● Aim
Reproduce all the lines below exactly and omit the images.

● Provided material
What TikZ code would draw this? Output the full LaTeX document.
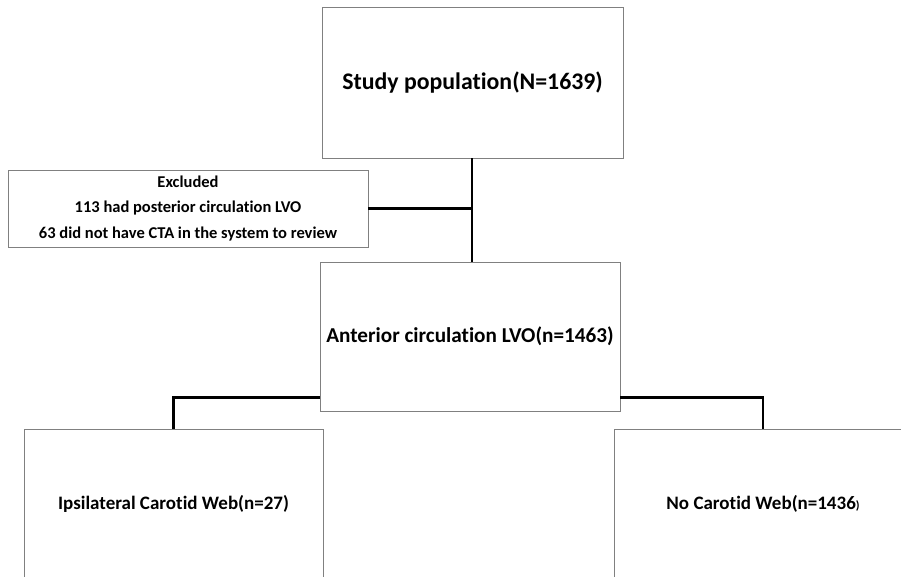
\documentclass[tikz,border=0pt]{standalone}
\usepackage{fontspec}
\setmainfont[Ligatures=NoCommon]{Carlito}
\usetikzlibrary{calc}
\begin{document}
\begin{tikzpicture}[x=1pt,y=-1pt,
  flowbox/.style={draw=black!50,line width=0.9pt,fill=white,minimum width=300pt,minimum height=150pt,inner sep=0pt,font=\bfseries\fontsize{19}{22}\selectfont},
  conn/.style={line width=2.3pt,black}]
\useasboundingbox (0,0) rectangle (901,576);
\clip (0,0) rectangle (901,576);
\node[flowbox,minimum width=301pt,minimum height=151pt] (study) at (472.5,82.5) {\fontsize{23.8}{28}\selectfont Study population(N=1639)};
\node[flowbox,minimum width=360pt,minimum height=77pt,align=center,font=\bfseries\fontsize{16.5}{25.5}\selectfont] (excl) at (188,208.5) {Excluded\\113 had posterior circulation LVO\\63 did not have CTA in the system to review};
\node[flowbox,minimum height=149pt] (ant) at (470,336.5) {\fontsize{21.2}{25}\selectfont Anterior circulation LVO(n=1463)};
\node[flowbox,minimum width=299pt] (left) at (173.5,504) {Ipsilateral Carotid Web(n=27)};
\node[flowbox,minimum width=298pt] (right) at (763,504) {No Carotid Web(n=1436{\fontsize{12}{14}\selectfont)}};
\coordinate (j) at (472,208.5);
\draw[conn] (study.south -| j) -- (j |- ant.north);
\draw[conn] (excl.east) -- (j);
\draw[conn] ($(ant.south west)+(0,-14)$) -| (left.north);
\draw[conn] ($(ant.south east)+(0,-14)$) -| (right.north);
\end{tikzpicture}
\end{document}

● Complete response
What TikZ code would draw this? Output the full LaTeX document.
\documentclass[tikz,border=0pt]{standalone}
\usepackage{fontspec}
\setmainfont[Ligatures=NoCommon]{Carlito}
\usetikzlibrary{calc}
\begin{document}
\begin{tikzpicture}[x=1pt,y=-1pt,
  flowbox/.style={draw=black!50,line width=0.9pt,fill=white,minimum width=300pt,minimum height=150pt,inner sep=0pt,font=\bfseries\fontsize{19}{22}\selectfont},
  conn/.style={line width=2.3pt,black}]
\useasboundingbox (0,0) rectangle (901,576);
\clip (0,0) rectangle (901,576);
\node[flowbox,minimum width=301pt,minimum height=151pt] (study) at (472.5,82.5) {\fontsize{23.8}{28}\selectfont Study population(N=1639)};
\node[flowbox,minimum width=360pt,minimum height=77pt,align=center,font=\bfseries\fontsize{16.5}{25.5}\selectfont] (excl) at (188,208.5) {Excluded\\113 had posterior circulation LVO\\63 did not have CTA in the system to review};
\node[flowbox,minimum height=149pt] (ant) at (470,336.5) {\fontsize{21.2}{25}\selectfont Anterior circulation LVO(n=1463)};
\node[flowbox,minimum width=299pt] (left) at (173.5,504) {Ipsilateral Carotid Web(n=27)};
\node[flowbox,minimum width=298pt] (right) at (763,504) {No Carotid Web(n=1436{\fontsize{12}{14}\selectfont)}};
\coordinate (j) at (472,208.5);
\draw[conn] (study.south -| j) -- (j |- ant.north);
\draw[conn] (excl.east) -- (j);
\draw[conn] ($(ant.south west)+(0,-14)$) -| (left.north);
\draw[conn] ($(ant.south east)+(0,-14)$) -| (right.north);
\end{tikzpicture}
\end{document}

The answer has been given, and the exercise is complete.